• The task
Output the data below in full, character for character.

— start of Dataset content —

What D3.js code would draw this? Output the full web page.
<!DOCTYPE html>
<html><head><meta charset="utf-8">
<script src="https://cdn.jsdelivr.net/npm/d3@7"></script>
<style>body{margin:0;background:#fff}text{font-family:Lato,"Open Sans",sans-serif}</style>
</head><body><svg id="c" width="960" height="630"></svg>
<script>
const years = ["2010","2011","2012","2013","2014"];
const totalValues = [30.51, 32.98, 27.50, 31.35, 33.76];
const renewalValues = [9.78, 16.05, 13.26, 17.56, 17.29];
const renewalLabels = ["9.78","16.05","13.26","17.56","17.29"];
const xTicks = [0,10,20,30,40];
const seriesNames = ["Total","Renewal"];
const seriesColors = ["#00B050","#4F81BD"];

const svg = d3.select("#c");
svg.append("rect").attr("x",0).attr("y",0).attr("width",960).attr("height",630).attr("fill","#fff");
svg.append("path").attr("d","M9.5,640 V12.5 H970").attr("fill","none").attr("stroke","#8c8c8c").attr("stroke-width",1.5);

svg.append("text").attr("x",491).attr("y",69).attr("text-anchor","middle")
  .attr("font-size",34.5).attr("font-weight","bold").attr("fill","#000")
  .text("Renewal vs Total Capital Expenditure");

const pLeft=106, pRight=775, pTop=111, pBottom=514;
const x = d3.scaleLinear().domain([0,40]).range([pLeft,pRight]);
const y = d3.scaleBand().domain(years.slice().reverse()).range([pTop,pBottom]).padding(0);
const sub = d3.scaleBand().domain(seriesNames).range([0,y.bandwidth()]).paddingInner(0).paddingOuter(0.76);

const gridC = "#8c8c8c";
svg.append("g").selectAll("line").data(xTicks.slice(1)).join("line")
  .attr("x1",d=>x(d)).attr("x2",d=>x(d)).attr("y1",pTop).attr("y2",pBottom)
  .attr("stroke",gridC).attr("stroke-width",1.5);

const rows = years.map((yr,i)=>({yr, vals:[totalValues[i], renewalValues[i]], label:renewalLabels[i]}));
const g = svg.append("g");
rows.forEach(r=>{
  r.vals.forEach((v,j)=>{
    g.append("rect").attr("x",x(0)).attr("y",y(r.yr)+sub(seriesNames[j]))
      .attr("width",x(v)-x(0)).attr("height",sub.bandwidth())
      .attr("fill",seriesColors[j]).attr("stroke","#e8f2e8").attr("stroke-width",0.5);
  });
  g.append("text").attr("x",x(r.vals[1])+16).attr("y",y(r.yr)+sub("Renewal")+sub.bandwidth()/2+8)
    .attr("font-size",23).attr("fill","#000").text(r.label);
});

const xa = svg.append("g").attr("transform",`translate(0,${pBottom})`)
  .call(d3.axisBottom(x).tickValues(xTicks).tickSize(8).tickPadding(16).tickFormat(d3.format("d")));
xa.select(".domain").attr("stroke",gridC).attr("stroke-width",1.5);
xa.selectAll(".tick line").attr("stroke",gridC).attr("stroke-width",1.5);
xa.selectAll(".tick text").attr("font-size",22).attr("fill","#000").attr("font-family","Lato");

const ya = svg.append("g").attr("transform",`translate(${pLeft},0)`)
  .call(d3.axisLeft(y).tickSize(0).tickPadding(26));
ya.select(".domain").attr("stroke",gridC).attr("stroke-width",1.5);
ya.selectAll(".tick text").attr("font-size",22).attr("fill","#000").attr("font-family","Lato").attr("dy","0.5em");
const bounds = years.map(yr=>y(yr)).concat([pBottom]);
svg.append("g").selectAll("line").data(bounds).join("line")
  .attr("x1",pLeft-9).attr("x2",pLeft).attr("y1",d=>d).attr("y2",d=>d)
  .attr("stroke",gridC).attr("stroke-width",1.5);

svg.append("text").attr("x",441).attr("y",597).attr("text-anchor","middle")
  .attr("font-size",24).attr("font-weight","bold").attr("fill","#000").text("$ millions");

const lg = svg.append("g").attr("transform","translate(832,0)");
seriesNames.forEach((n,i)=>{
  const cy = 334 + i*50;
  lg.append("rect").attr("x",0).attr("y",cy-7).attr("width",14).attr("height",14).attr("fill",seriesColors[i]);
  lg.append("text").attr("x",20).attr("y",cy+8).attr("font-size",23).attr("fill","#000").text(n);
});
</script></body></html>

— end of Dataset content —

• Answer to the problem
What D3.js code would draw this? Output the full web page.
<!DOCTYPE html>
<html><head><meta charset="utf-8">
<script src="https://cdn.jsdelivr.net/npm/d3@7"></script>
<style>body{margin:0;background:#fff}text{font-family:Lato,"Open Sans",sans-serif}</style>
</head><body><svg id="c" width="960" height="630"></svg>
<script>
const years = ["2010","2011","2012","2013","2014"];
const totalValues = [30.51, 32.98, 27.50, 31.35, 33.76];
const renewalValues = [9.78, 16.05, 13.26, 17.56, 17.29];
const renewalLabels = ["9.78","16.05","13.26","17.56","17.29"];
const xTicks = [0,10,20,30,40];
const seriesNames = ["Total","Renewal"];
const seriesColors = ["#00B050","#4F81BD"];

const svg = d3.select("#c");
svg.append("rect").attr("x",0).attr("y",0).attr("width",960).attr("height",630).attr("fill","#fff");
svg.append("path").attr("d","M9.5,640 V12.5 H970").attr("fill","none").attr("stroke","#8c8c8c").attr("stroke-width",1.5);

svg.append("text").attr("x",491).attr("y",69).attr("text-anchor","middle")
  .attr("font-size",34.5).attr("font-weight","bold").attr("fill","#000")
  .text("Renewal vs Total Capital Expenditure");

const pLeft=106, pRight=775, pTop=111, pBottom=514;
const x = d3.scaleLinear().domain([0,40]).range([pLeft,pRight]);
const y = d3.scaleBand().domain(years.slice().reverse()).range([pTop,pBottom]).padding(0);
const sub = d3.scaleBand().domain(seriesNames).range([0,y.bandwidth()]).paddingInner(0).paddingOuter(0.76);

const gridC = "#8c8c8c";
svg.append("g").selectAll("line").data(xTicks.slice(1)).join("line")
  .attr("x1",d=>x(d)).attr("x2",d=>x(d)).attr("y1",pTop).attr("y2",pBottom)
  .attr("stroke",gridC).attr("stroke-width",1.5);

const rows = years.map((yr,i)=>({yr, vals:[totalValues[i], renewalValues[i]], label:renewalLabels[i]}));
const g = svg.append("g");
rows.forEach(r=>{
  r.vals.forEach((v,j)=>{
    g.append("rect").attr("x",x(0)).attr("y",y(r.yr)+sub(seriesNames[j]))
      .attr("width",x(v)-x(0)).attr("height",sub.bandwidth())
      .attr("fill",seriesColors[j]).attr("stroke","#e8f2e8").attr("stroke-width",0.5);
  });
  g.append("text").attr("x",x(r.vals[1])+16).attr("y",y(r.yr)+sub("Renewal")+sub.bandwidth()/2+8)
    .attr("font-size",23).attr("fill","#000").text(r.label);
});

const xa = svg.append("g").attr("transform",`translate(0,${pBottom})`)
  .call(d3.axisBottom(x).tickValues(xTicks).tickSize(8).tickPadding(16).tickFormat(d3.format("d")));
xa.select(".domain").attr("stroke",gridC).attr("stroke-width",1.5);
xa.selectAll(".tick line").attr("stroke",gridC).attr("stroke-width",1.5);
xa.selectAll(".tick text").attr("font-size",22).attr("fill","#000").attr("font-family","Lato");

const ya = svg.append("g").attr("transform",`translate(${pLeft},0)`)
  .call(d3.axisLeft(y).tickSize(0).tickPadding(26));
ya.select(".domain").attr("stroke",gridC).attr("stroke-width",1.5);
ya.selectAll(".tick text").attr("font-size",22).attr("fill","#000").attr("font-family","Lato").attr("dy","0.5em");
const bounds = years.map(yr=>y(yr)).concat([pBottom]);
svg.append("g").selectAll("line").data(bounds).join("line")
  .attr("x1",pLeft-9).attr("x2",pLeft).attr("y1",d=>d).attr("y2",d=>d)
  .attr("stroke",gridC).attr("stroke-width",1.5);

svg.append("text").attr("x",441).attr("y",597).attr("text-anchor","middle")
  .attr("font-size",24).attr("font-weight","bold").attr("fill","#000").text("$ millions");

const lg = svg.append("g").attr("transform","translate(832,0)");
seriesNames.forEach((n,i)=>{
  const cy = 334 + i*50;
  lg.append("rect").attr("x",0).attr("y",cy-7).attr("width",14).attr("height",14).attr("fill",seriesColors[i]);
  lg.append("text").attr("x",20).attr("y",cy+8).attr("font-size",23).attr("fill","#000").text(n);
});
</script></body></html>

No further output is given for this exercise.